El historial crediticio resolvía este asunto gracias a la información que proporciona sobre cómo resolvemos a lo largo de los años nuestras obligaciones con los bancos, entidades financieras o empresas como las de telefonía o luz, por ejemplo. Pero, claro, no sólo somos lo que pagamos.

Muchas personas como los estudiantes que se incorporan al mercado laboral, los extranjeros o simplemente aquellos que no han necesitado pedir un crédito con anterioridad no disponen de este informe. Ante la imposibilidad de acudir a tal estudio personal o la escasez de datos fidedignos, los bancos encontraban una solución intermedia que no siempre era la más beneficiosa: agruparlos a todos en el segmento de riesgo elevado de cobro. Esto implicaba, además, que estas personas tuviesen tasas de intereses ciertamente elevadas. Pero esta mala praxis ya es prácticamente pasado debido a la proliferación del Big Data y el análisis de datos que cada persona va dejando en su día a día. Tendencia de la que ya hemos hablado en anteriores entradas, tanto de sus bondades en sectores específicos como de lo que puede aportar al conjunto de la sociedad.
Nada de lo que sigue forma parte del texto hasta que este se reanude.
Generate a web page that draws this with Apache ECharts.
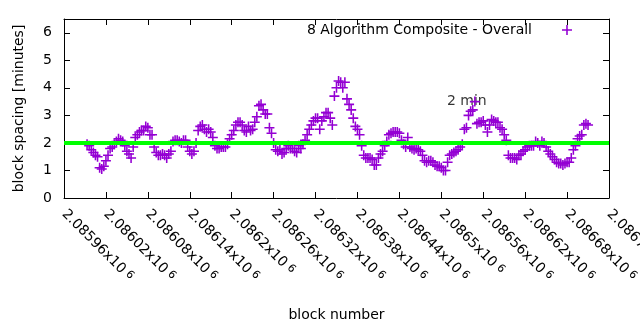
<!DOCTYPE html>
<html><head><meta charset="utf-8">
<script src="https://cdn.jsdelivr.net/npm/echarts@6/dist/echarts.min.js"></script>
<style>html,body{margin:0;padding:0;background:#fff}#c{width:640px;height:330px}</style>
</head><body><div id="c"></div>
<script>
const blocks = [
2085993,2085996,2085999,2086002,2086005,2086008,2086011,2086014,2086017,2086020,
2086023,2086026,2086029,2086032,2086035,2086038,2086041,2086044,2086047,2086050,
2086053,2086056,2086059,2086062,2086065,2086068,2086071,2086074,2086077,2086080,
2086083,2086086,2086089,2086092,2086095,2086098,2086101,2086104,2086107,2086110,
2086113,2086116,2086119,2086122,2086125,2086128,2086131,2086134,2086137,2086140,
2086143,2086146,2086149,2086152,2086155,2086158,2086161,2086164,2086167,2086170,
2086173,2086176,2086179,2086182,2086185,2086188,2086191,2086194,2086197,2086200,
2086203,2086206,2086209,2086212,2086215,2086218,2086221,2086224,2086227,2086230,
2086233,2086236,2086239,2086242,2086245,2086248,2086251,2086254,2086257,2086260,
2086263,2086266,2086269,2086272,2086275,2086278,2086281,2086284,2086287,2086290,
2086293,2086296,2086299,2086302,2086305,2086308,2086311,2086314,2086317,2086320,
2086323,2086326,2086329,2086332,2086335,2086338,2086341,2086344,2086347,2086350,
2086353,2086356,2086359,2086362,2086365,2086368,2086371,2086374,2086377,2086380,
2086383,2086386,2086389,2086392,2086395,2086398,2086401,2086404,2086407,2086410,
2086413,2086416,2086419,2086422,2086425,2086428,2086431,2086434,2086437,2086440,
2086443,2086446,2086449,2086452,2086455,2086458,2086461,2086464,2086467,2086470,
2086473,2086476,2086479,2086482,2086485,2086488,2086491,2086494,2086497,2086500,
2086503,2086506,2086509,2086512,2086515,2086518,2086521,2086524,2086527,2086530,
2086533,2086536,2086539,2086542,2086545,2086548,2086551,2086554,2086557,2086560,
2086563,2086566,2086569,2086572,2086575,2086578,2086581,2086584,2086587,2086590,
2086593,2086596,2086599,2086602,2086605,2086608,2086611,2086614,2086617,2086620,
2086623,2086626,2086629,2086632,2086635,2086638,2086641,2086644,2086647,2086650,
2086653,2086656,2086659,2086662,2086665,2086668,2086671,2086674,2086677,2086680,
2086683,2086686,2086689,2086692,2086695,2086698,2086701,2086704,2086707,2086710
];
const spacing = [
1.95,1.9,1.75,1.65,1.55,1.5,1.1,1.05,1.15,1.35,
1.55,1.8,1.85,1.95,2.05,2.15,2.1,2.05,1.9,1.7,
1.6,1.45,1.85,2.2,2.3,2.4,2.45,2.45,2.6,2.55,
2.3,2.3,1.85,1.65,1.55,1.55,1.6,1.55,1.45,1.6,
1.7,2.05,2.1,2.1,2.05,2.0,2.1,2.1,1.85,1.7,
1.6,1.7,2.0,2.45,2.6,2.65,2.5,2.4,2.5,2.4,
2.2,1.9,1.8,1.8,1.85,1.85,1.85,1.95,2.15,2.3,
2.45,2.65,2.75,2.75,2.65,2.45,2.4,2.6,2.45,2.5,
2.75,2.95,3.35,3.4,3.2,3.05,3.05,2.55,2.35,2.0,
1.75,1.7,1.75,1.6,1.65,1.8,1.9,1.8,1.8,1.7,
1.65,1.9,1.8,1.95,2.1,2.3,2.5,2.65,2.8,2.9,
2.9,2.5,2.8,2.95,3.1,3.1,2.9,2.65,3.7,4.0,
4.25,4.2,4.0,4.2,3.6,3.4,3.2,2.9,2.6,2.5,
2.3,1.9,1.55,1.45,1.45,1.45,1.4,1.2,1.2,1.45,
1.6,1.7,1.9,2.05,2.3,2.35,2.4,2.4,2.4,2.35,
2.1,1.95,1.85,2.2,1.85,1.8,1.75,1.8,1.75,1.7,
1.55,1.35,1.3,1.35,1.35,1.3,1.2,1.15,1.15,1.1,
1.0,1.0,1.3,1.55,1.6,1.65,1.7,1.75,1.85,1.95,
2.5,2.55,3.0,3.15,3.2,3.5,2.7,2.75,2.75,2.8,
2.65,2.4,2.65,2.85,2.8,2.75,2.75,2.55,2.5,2.3,
2.1,1.55,1.45,1.45,1.45,1.4,1.55,1.6,1.7,1.75,
1.85,1.9,1.9,1.9,2.05,2.0,1.9,2.05,2.0,1.85,
1.7,1.6,1.5,1.4,1.3,1.25,1.25,1.2,1.25,1.3,
1.3,1.45,1.75,1.9,2.15,2.25,2.3,2.65,2.7,2.65
];
const seriesName = '8 Algorithm Composite - Overall';
const targetMinutes = 2;
const targetLabel = '2 min';
const targetLabelAt = [2086508, 3.5];
const xTickMantissas = ['2.08596','2.08602','2.08608','2.08614','2.0862','2.08626','2.08632','2.08638','2.08644','2.0865','2.08656','2.08662','2.08668','2.08674'];
const xTickExponent = '6';
const xMin = 2085960, xMax = 2086740, xStep = 60;
const yMin = 0, yMax = 6.5, yStep = 1;

const FONT = 'DejaVu Sans';
const PLUS = 'path://M3.8,0H5.2V3.8H9V5.2H5.2V9H3.8V5.2H0V3.8H3.8Z';
const chart = echarts.init(document.getElementById('c'), null, {renderer: 'canvas'});
const black = '#000000';
const lineStyle = {color: black, width: 1};

chart.setOption({
  animation: false,
  backgroundColor: '#ffffff',
  textStyle: {fontFamily: FONT, color: black},
  grid: {left: 64, right: 31, top: 19, bottom: 132, containLabel: false, outerBoundsMode: 'none'},
  legend: {
    data: [{name: seriesName, icon: PLUS}],
    right: 68, top: 23, padding: 0,
    align: 'right', itemWidth: 10, itemHeight: 10,
    textStyle: {fontFamily: FONT, fontSize: 14, color: black, padding: [0, 25, 0, 0]}
  },
  xAxis: [
    {
      type: 'value', position: 'bottom', min: xMin, max: xMax, interval: xStep,
      axisLine: {show: true, onZero: false, lineStyle},
      axisTick: {show: true, inside: true, length: 6, lineStyle},
      splitLine: {show: false},
      axisLabel: {
        rotate: -45, margin: 14, color: black,
        formatter: function (v) {
          const i = Math.round((v - xMin) / xStep);
          return '{m|' + xTickMantissas[i] + 'x10}{e| ' + xTickExponent + '}';
        },
        rich: {
          m: {fontFamily: FONT, fontSize: 14, color: black},
          e: {fontFamily: FONT, fontSize: 11, color: black, padding: [0, 0, 4, 0]}
        }
      },
      name: 'block number', nameLocation: 'middle', nameGap: 110,
      nameTextStyle: {fontFamily: FONT, fontSize: 14, color: black}
    },
    {
      type: 'value', position: 'top', min: xMin, max: xMax, interval: xStep,
      axisLine: {show: true, onZero: false, lineStyle},
      axisTick: {show: true, inside: true, length: 6, lineStyle},
      splitLine: {show: false}, axisLabel: {show: false}
    }
  ],
  yAxis: [
    {
      type: 'value', position: 'left', min: yMin, max: yMax, interval: yStep,
      axisLine: {show: true, onZero: false, lineStyle},
      axisTick: {show: true, inside: true, length: 6, lineStyle},
      splitLine: {show: false},
      axisLabel: {margin: 12, fontFamily: FONT, fontSize: 14, color: black, showMaxLabel: false,
        formatter: function (v) { return Number.isInteger(v) ? String(v) : ''; }},
      name: 'block spacing [minutes]', nameLocation: 'middle', nameGap: 38, nameRotate: 90,
      nameTextStyle: {fontFamily: FONT, fontSize: 14, color: black}
    },
    {
      type: 'value', position: 'right', min: yMin, max: yMax, interval: yStep,
      axisLine: {show: true, onZero: false, lineStyle},
      axisTick: {show: true, inside: true, length: 6, lineStyle},
      splitLine: {show: false}, axisLabel: {show: false}
    }
  ],
  series: [
    {
      name: seriesName, type: 'scatter', xAxisIndex: 0, yAxisIndex: 0,
      symbol: PLUS, symbolSize: 10,
      itemStyle: {color: '#9400d3', opacity: 1},
      data: blocks.map((b, i) => [b, spacing[i]]),
      z: 2
    },
    {
      name: 'target', type: 'line', xAxisIndex: 0, yAxisIndex: 0,
      showSymbol: false, symbol: 'none', silent: true,
      lineStyle: {color: '#00ff00', width: 4},
      data: [[xMin, targetMinutes], [xMax, targetMinutes]],
      z: 3
    },
    {
      name: 'label', type: 'scatter', xAxisIndex: 0, yAxisIndex: 0,
      symbolSize: 0, silent: true,
      data: [targetLabelAt],
      label: {show: true, position: 'right', distance: 0, formatter: targetLabel,
        fontFamily: FONT, fontSize: 14, color: black},
      z: 1
    }
  ]
});
</script>
</body></html>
Esa estela de datos que creamos conforme a nuestra forma de vida nos define. Y este es el modo que tienen los bancos (generalmente a través de empresas externas) para trazar un perfil único para cada uno de nosotros y que es el complemento perfecto del historial crediticio. El riesgo, por tanto, ya no se busca exclusivamente en los pagos, sino en cómo nos comportamos en el día a día, en las actitudes, en las personas.

Las variables que se miden son prácticamente infinitas. Algunas de las empresas que están empezando a ofrecer estos servicios a los bancos tienen en cuenta hasta un total de 8.000 indicadores de todos los ámbitos de nuestra vida: datos de localización, de gustos sociales (bares a los que acudimos, tiendas o centros de ocio), análisis de comportamiento (tiempo de estancia en las páginas web que visitamos, número de clicks, movimientos que realizamos una vez estamos dentro), comportamientos de compra a través de las aplicaciones instaladas y un larguísimo etcétera.

Y como toda tendencia ligada al mundo digital en la actualidad las redes sociales también tienen cabida en el asunto. Es decir, se está comenzando a cuantificar el riesgo de impago de una persona en función de su actividad en Facebook su número de amigos, sus publicaciones. Se miden aspectos sociológicos que indican qué grado de continuidad e implicación se tienen en los proyectos. Por ejemplo, una persona que está permanentemente conectada a sus perfiles en redes sociales tiene más posibilidades de impago que una que las revisa un par de veces al día y las usa de manera sensata.

¿Y si no tienen un smartphone? Pues también es posible conocerles porque incluso los teléfonos móviles normales son fuentes de datos con gran valor. En este caso se recurre a la duración de las llamadas, la hora del día, y la ubicación con el fin de predecir la forma de vida y al mismo tiempo la fiabilidad de los solicitantes de préstamos.

Como cualquier organismo que se precie, los bancos son reacios al riesgo, pero a su vez son conscientes de que su crecimiento está basado en la concesión de estos. Puesto que los clientes también quieren evitar el riesgo a toda costa los bancos necesitan identificar cada necesidad individual y adaptarla a sus productos y es aquí donde el Big Data puede ser un gran aliado.